Pfizer is testing a coronavirus antiviral

If successful, we could have a pill to fight SARS-CoV-2.

In March, Pfizer announced the beginning of human testing for a new coronavirus antiviral, and the Telegraph has reported new details on the clinical trials.

The orally administered drug (goodbye, needles and IV bags!) aims to stop the virus from replicating inside our nose, throat, and lungs, the Telegraph reports.

The treatment is designed to be a “potential oral therapy that could be prescribed at the first sign of infection, without requiring that patients are hospitalized or in critical care,” Pfizer’s Mikael Dolsten said in Pfizer’s press release.

While the oral antiviral is not right around the corner, Penny Ward, a visiting professor of pharmacology at King’s College London (who helped develop the flu antiviral Tamiflu) told the Telegraph that if Pfizer has “moved to this stage, they will be quietly optimistic.”

Creating a coronavirus antiviral: An antiviral is different from a vaccine. A vaccine trains your immune system to recognize a virus. With this previous exposure, the immune system will have an easier time whipping the real deal if it invades.

Antivirals, on the other hand, are looking to attack the virus directly, if it has already caused an infection.

The easiest way to do this is to interfere with the virus’s ability to replicate.

Viruses need host cells in order to make more viruses. It’s at the crux of what they do: invade, hijack, replicate, repeat. Antivirals are designed to mess with that process, preventing or hindering some step in the virus’ “life” cycle. 

Antivirals don’t need to totally stop viruses from replicating; the idea is “more along the lines of to slow viral replication down to allow the immune system to come in and do what it needs to do,” Ashley Brown, program director of the Antiviral Pharmacodynamics Laboratory at the University of Florida, previously told me.

Pfizer’s antiviral candidate is codenamed PF-07321332, and it is from a class of drugs called “protease inhibitors,” which have been successful in treating HIV and hepatitis C and have a history of being safely used in people. 

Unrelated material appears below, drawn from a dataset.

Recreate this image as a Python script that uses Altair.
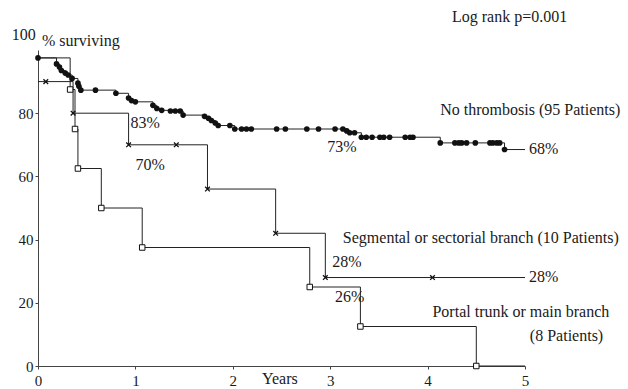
import altair as alt
import pandas as pd

# ---- No thrombosis (95 patients): event times (years) and survival (%) ----
nt_t = [0.0, 0.19, 0.22, 0.24, 0.28, 0.31, 0.35, 0.41, 0.42, 0.44, 0.59, 0.80,
        0.93, 0.96, 1.00, 1.18, 1.22, 1.27, 1.36, 1.41, 1.46, 1.49, 1.71, 1.75,
        1.78, 1.82, 1.85, 1.97, 2.02, 2.09, 2.14, 2.19, 2.45, 2.54, 2.76, 2.88,
        3.05, 3.13, 3.17, 3.20, 3.25, 3.32, 3.37, 3.43, 3.51, 3.55, 3.61, 3.77,
        3.82, 3.85, 4.13, 4.28, 4.32, 4.35, 4.40, 4.49, 4.64, 4.67, 4.71, 4.74,
        4.79]
nt_v = [97.5, 95.6, 94.6, 93.5, 92.7, 92.1, 91.0, 89.5, 88.5, 87.3, 87.3, 86.3,
        84.8, 84.0, 83.6, 82.5, 81.5, 80.9, 80.7, 80.7, 80.7, 79.4, 79.0, 78.4,
        77.7, 76.9, 76.1, 76.1, 75.0, 75.0, 75.0, 75.0, 75.0, 75.0, 75.0, 75.0,
        75.0, 75.0, 74.4, 73.8, 73.8, 72.4, 72.4, 72.4, 72.4, 72.4, 72.4, 72.4,
        72.4, 72.4, 70.6, 70.6, 70.6, 70.6, 70.6, 70.6, 70.6, 70.6, 70.6, 70.6,
        68.5]

# ---- Segmental or sectorial branch (10 patients) ----
seg_t = [0.0, 0.36, 0.93, 1.74, 2.44, 2.95]
seg_v = [90, 80, 70, 56, 42, 28]
seg_mark_t = [0.08, 0.36, 0.93, 1.42, 1.74, 2.44, 2.95, 4.05]
seg_mark_v = [90, 80, 70, 70, 56, 42, 28, 28]

# ---- Portal trunk or main branch (8 patients) ----
por_t = [0.0, 0.33, 0.38, 0.41, 0.65, 1.07, 2.79, 3.31, 4.50]
por_v = [97.5, 87.5, 75, 62.5, 50, 37.5, 25, 12.5, 0]

follow_up_end = 5.0

# ---- annotations ----
ann_text = ["Log rank p=0.001", "% surviving", "100", "No thrombosis (95 Patients)",
            "83%", "70%", "73%", "68%",
            "Segmental or sectorial branch (10 Patients)", "28%", "28%", "26%",
            "Portal trunk or main branch", "(8 Patients)", "Years"]
ann_t = [4.25, 0.04, -0.27, 4.13, 0.95, 1.00, 2.97, 5.04, 3.13, 3.02, 5.04, 3.05,
         4.05, 5.05, 2.30]
ann_v = [110.6, 102.7, 104.6, 80.9, 76.8, 63.5, 69.2, 68.6, 40.4, 32.9, 28.1, 21.8,
         17.1, 9.5, -4.0]

x_ticks = [0, 1, 2, 3, 4, 5]
y_ticks = [0, 20, 40, 60, 80]

FONT = "Liberation Serif"
INK = "#1a1a1a"

lines = pd.concat([
    pd.DataFrame({"group": "none", "t": nt_t + [follow_up_end], "v": nt_v + [nt_v[-1]]}),
    pd.DataFrame({"group": "seg", "t": seg_t + [follow_up_end], "v": seg_v + [seg_v[-1]]}),
    pd.DataFrame({"group": "portal", "t": por_t + [follow_up_end], "v": por_v + [por_v[-1]]}),
], ignore_index=True)

dots = pd.DataFrame({"t": nt_t, "v": nt_v})
crosses = pd.DataFrame({"t": seg_mark_t, "v": seg_mark_v})
squares = pd.DataFrame({"t": por_t[1:], "v": por_v[1:]})
ann = pd.DataFrame({"text": ann_text, "t": ann_t, "v": ann_v})

xs = alt.Scale(domain=[0, 5], nice=False, zero=False)
ys = alt.Scale(domain=[0, 100], nice=False)

x_axis = alt.Axis(values=x_ticks, format="d", title=None, grid=False, tickSize=3,
                  labelPadding=4, labelFont=FONT, labelFontSize=15, labelColor=INK,
                  domainColor="#444", tickColor="#444", labelFlush=False)
y_axis = alt.Axis(values=y_ticks, format="d", title=None, grid=False, tickSize=3,
                  labelPadding=2, labelFont=FONT, labelFontSize=15, labelColor=INK,
                  domainColor="#444", tickColor="#444")

base_line = alt.Chart(lines).mark_line(interpolate="step-after", color="#222",
                                       strokeWidth=1).encode(
    x=alt.X("t:Q", scale=xs, axis=x_axis),
    y=alt.Y("v:Q", scale=ys, axis=y_axis),
    detail="group:N",
)

dot_layer = alt.Chart(dots).mark_point(shape="circle", filled=True, color="#111",
                                       size=32, opacity=1).encode(
    x=alt.X("t:Q", scale=xs), y=alt.Y("v:Q", scale=ys))

cross_layer = alt.Chart(crosses).mark_point(shape="M-1,-1L1,1M-1,1L1,-1", filled=False,
                                            color="#111", size=22, strokeWidth=1.3,
                                            opacity=1).encode(
    x=alt.X("t:Q", scale=xs), y=alt.Y("v:Q", scale=ys))

square_layer = alt.Chart(squares).mark_point(shape="square", filled=True, fill="white",
                                             stroke="#111", strokeWidth=1, size=30,
                                             opacity=1).encode(
    x=alt.X("t:Q", scale=xs), y=alt.Y("v:Q", scale=ys))

text_layer = alt.Chart(ann).mark_text(align="left", baseline="middle", font=FONT,
                                      fontSize=16, color=INK).encode(
    x=alt.X("t:Q", scale=xs), y=alt.Y("v:Q", scale=ys), text="text:N")

chart = alt.layer(base_line, dot_layer, cross_layer, square_layer, text_layer).properties(
    width=487, height=316,
    padding={"left": 38, "top": 50, "right": 103, "bottom": 23},
    autosize=alt.AutoSizeParams(type="none"),
    background="white",
).configure_view(stroke=None)

chart.save("out.html", embed_options={"renderer": "svg", "actions": False})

As the pharma company explains it in their release, protease inhibitors bind to protease, which is a viral enzyme. With this enzyme gummed up, the viruses struggle to replicate inside our cells.

Antivirals are tough to make, though. According to the Telegraph, Pfizer had created only a “raindrop” worth of the antiviral in late July 2020; but by the fall, they managed to get more than a kilogram (that’s about 2 pounds, for the Americans). The process took 201 researchers to complete, according to the Telegraph.

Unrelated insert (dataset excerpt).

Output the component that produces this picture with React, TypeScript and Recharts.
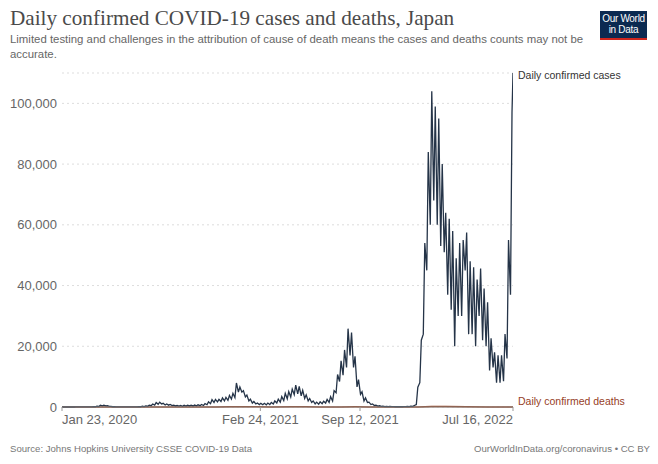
import { LineChart, Line, XAxis, YAxis, CartesianGrid } from 'recharts'

// weekly reads: Thursday (high) and Monday (low), week 0 = Thu Jan 23, 2020
const casesThu = [
  1, 4, 3, 8, 15, 20, 35, 50, 45, 100,
  250, 580, 590, 440, 190, 90, 50, 30, 40, 45,
  45, 70, 100, 250, 380, 620, 980, 1500, 1580, 1200,
  1000, 850, 600, 550, 520, 560, 600, 620, 650, 720,
  850, 1100, 1700, 2400, 2500, 2500, 3000, 3200, 3800, 4500,
  7900, 6600, 5400, 3900, 2600, 1800, 1300, 1200, 1200, 1300,
  1500, 2000, 2600, 3400, 4500, 5100, 5900, 7200, 6800, 5500,
  4000, 2800, 2000, 1600, 1700, 1900, 2500, 3400, 5400, 10700,
  15200, 18800, 25800, 24500, 16700, 9000, 5000, 3000, 1600, 1000,
  600, 400, 300, 200, 200, 150, 150, 130, 150, 180,
  300, 500, 6500, 22000, 54000, 84000, 104000, 99000, 95000, 80000,
  64000, 62000, 58000, 49000, 54000, 55000, 57500, 48000, 46000, 42000,
  45600, 39000, 34500, 22600, 18000, 17000, 17000, 24000, 55000, 97000,
]
const casesMon = [
  0, 2, 1, 5, 10, 12, 25, 30, 35, 80,
  180, 360, 350, 180, 90, 60, 30, 15, 25, 30,
  35, 40, 80, 150, 250, 420, 600, 900, 1000, 650,
  600, 450, 350, 300, 250, 300, 350, 350, 380, 430,
  500, 750, 1100, 1500, 1700, 1800, 2000, 2200, 2600, 3100,
  4900, 4900, 3300, 2000, 1300, 1000, 800, 750, 700, 800,
  1000, 1300, 1600, 2100, 2700, 3300, 4100, 4300, 3700, 2800,
  2000, 1500, 1000, 900, 1100, 1300, 1500, 2000, 4700, 8400,
  10500, 13000, 17000, 13000, 6600, 4200, 2000, 1500, 800, 500,
  300, 200, 150, 100, 100, 80, 80, 80, 100, 120,
  200, 800, 8000, 24000, 45000, 60000, 68000, 60000, 53000, 51000,
  37000, 32000, 20000, 30000, 30000, 45000, 24000, 24000, 20000, 30000,
  22000, 20000, 12000, 13000, 8000, 8000, 8500, 16000, 37000,
]
const lastDay = 905
const lastCases = 110000

const deathDays = [0, 21, 70, 91, 112, 182, 210, 280, 308, 336, 364, 392, 420, 462, 490, 518, 560, 588, 616, 665, 714, 742, 770, 812, 854, 905]
const deaths = [0, 0, 10, 25, 10, 2, 13, 7, 20, 50, 90, 70, 30, 100, 90, 30, 15, 60, 30, 3, 2, 150, 150, 50, 20, 20]

const xTicks = [0, 398, 598, 905]
const xTickLabels = ['Jan 23, 2020', 'Feb 24, 2021', 'Sep 12, 2021', 'Jul 16, 2022']
const yTicks = [0, 20000, 40000, 60000, 80000, 100000]

const casesData: { day: number; cases: number }[] = []
casesThu.forEach((v, w) => {
  casesData.push({ day: w * 7, cases: v })
  if (casesMon[w] !== undefined) casesData.push({ day: w * 7 + 4, cases: casesMon[w] })
})
casesData.push({ day: lastDay, cases: lastCases })
const deathsData = deathDays.map((d, i) => ({ day: d, deaths: deaths[i] }))

const CASES = '#253448'
const DEATHS = '#96401f'
const SANS = '"Liberation Sans", Arial, sans-serif'

const XTick = (props: any) => {
  const { x, y, index } = props
  const anchor = index === 0 ? 'start' : index === xTicks.length - 1 ? 'end' : 'middle'
  return (
    <text x={x} y={y + 11} textAnchor={anchor} fontSize={13} fill="#666" fontFamily={SANS}>
      {xTickLabels[index]}
    </text>
  )
}

const YTick = (props: any) => {
  const { y, payload } = props
  return (
    <text x={57} y={y} dy="0.35em" textAnchor="end" fontSize={13} fill="#666" fontFamily={SANS}>
      {payload.value.toLocaleString('en-US')}
    </text>
  )
}

const endLabel = (name: string, color: string, dy: number, total: number) => (props: any) => {
  const { x, y, index } = props
  if (index !== total - 1) return null
  return (
    <text key={name} x={x + 5} y={y + dy} fontSize={10.5} fill={color} fontFamily={SANS}>
      {name}
    </text>
  )
}

export default function App() {
  return (
    <div style={{ position: 'absolute', left: 0, top: 0, width: 658, height: 464, background: '#fff', overflow: 'hidden' }}>
      <div style={{ position: 'absolute', left: 10, top: 6, fontFamily: '"Liberation Serif", "Times New Roman", serif', fontSize: 21.2, color: '#4a4a4a', whiteSpace: 'nowrap' }}>
        Daily confirmed COVID-19 cases and deaths, Japan
      </div>
      <div style={{ position: 'absolute', left: 10, top: 32, fontFamily: SANS, fontSize: 11.4, lineHeight: '15px', color: '#666', whiteSpace: 'nowrap' }}>
        <div>Limited testing and challenges in the attribution of cause of death means the cases and deaths counts may not be</div>
        <div>accurate.</div>
      </div>
      <div style={{ position: 'absolute', left: 600, top: 11, width: 47, height: 25, background: '#0b2a51', borderBottom: '2px solid #ce261e', color: '#fff', fontFamily: SANS, fontSize: 10, lineHeight: '11px', textAlign: 'center', paddingTop: 2, letterSpacing: -0.3 }}>
        <div>Our World</div>
        <div>in Data</div>
      </div>

      <LineChart
        width={658}
        height={464}
        margin={{ top: 73, right: 145, bottom: 32, left: 0 }}
        style={{ position: 'absolute', left: 0, top: 0 }}
      >
        <CartesianGrid vertical={false} stroke="#ddd" strokeDasharray="2 3" />
        <XAxis
          dataKey="day"
          type="number"
          domain={[0, 905]}
          ticks={xTicks}
          allowDataOverflow
          height={25}
          tick={<XTick />}
          tickSize={4}
          tickLine={{ stroke: '#999' }}
          axisLine={{ stroke: '#888' }}
          interval={0}
        />
        <YAxis
          type="number"
          domain={[0, 110000]}
          ticks={yTicks}
          width={62}
          axisLine={false}
          tickLine={false}
          tick={<YTick />}
          interval={0}
        />
        <Line
          data={deathsData}
          dataKey="deaths"
          stroke={DEATHS}
          strokeWidth={1.5}
          dot={false}
          isAnimationActive={false}
          label={endLabel('Daily confirmed deaths', DEATHS, -2, deathsData.length)}
        />
        <Line
          data={casesData}
          dataKey="cases"
          stroke={CASES}
          strokeWidth={1.3}
          dot={false}
          isAnimationActive={false}
          label={endLabel('Daily confirmed cases', '#333', 6, casesData.length)}
        />
      </LineChart>

      <div style={{ position: 'absolute', left: 10, top: 443, fontFamily: SANS, fontSize: 9.6, color: '#777', whiteSpace: 'nowrap' }}>
        Source: Johns Hopkins University CSSE COVID-19 Data
      </div>
      <div style={{ position: 'absolute', right: 8, top: 443, fontFamily: SANS, fontSize: 9.6, color: '#777', whiteSpace: 'nowrap' }}>
        OurWorldInData.org/coronavirus • CC BY
      </div>
    </div>
  )
}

Antivirals attack a virus’ ability to replicate.

When they tested the drug in a lab, the antiviral not only showed “potent” anti-replication effects against SARS-CoV-2 but against its relatives as well — which include SARS and MERS, as well as cold viruses, although Pfizer didn’t say which coronaviruses they were — which means the drug could be a general coronavirus antiviral.

Pfizer’s playing their cards close to the vest, but Ward told the Telegraph that they most likely tested the antiviral against the coronavirus in human cell cultures — most likely infected lung tissue. 

Testing it in people: At two sites separated by the sea, American and Belgian trials will look to test how safe the antiviral is, what side effects it may cause, and how it moves around the body. 

(If your oral antiviral doesn’t get from the stomach to the lungs, throat, nose, etc., it’s not going to help very much against a respiratory disease.)

According to Pfizer documents the Telegraph obtained — which have not been independently verified by Freethink — the coronavirus antiviral has already been tested for safety in animals, with no issues.

The trial will last for 145 days and will be split into three stages. Participants will receive the coronavirus antiviral by itself or with a dose of Ritonavir — an HIV antiviral meant to act as a booster. Other stages will test different doses and different formulations (as a liquid vs. as a pill). 

A dangerous race: Ward said Pfizer is in a “race against time” to create a drug that works while SARS-CoV-2 is a threat. When it comes to antivirals, that race has more potential pitfalls, setbacks, and spin-outs than Mario Kart.

Antivirals are particularly tough to bring to market, and even when they do make it, they can be expensive; Ward cites Tamiflu’s price as why the drug is not more widely prescribed in the U.K.

Pfizer’s coronavirus antiviral aims to stop the virus from replicating inside our nose, throat, and lungs.

But antivirals could be a crucial part of our continued pandemic response, helping to treat those already infected; there’s a reason the U.K. has launched an Antivirals Taskforce

But ones with broader applications, like Pfizer’s might have, would be an even more powerful weapon: a true coronavirus antiviral would put a tweak to that old warhorse about cures and the common cold.

“Tackling the COVID-19 pandemic requires both prevention via vaccine and targeted treatment for those who contract the virus,” Dolsten said in a statement. 

“Given the way that SARS-CoV-2 is mutating and the continued global impact of COVID-19, it appears likely that it will be critical to have access to therapeutic options both now and beyond the pandemic.”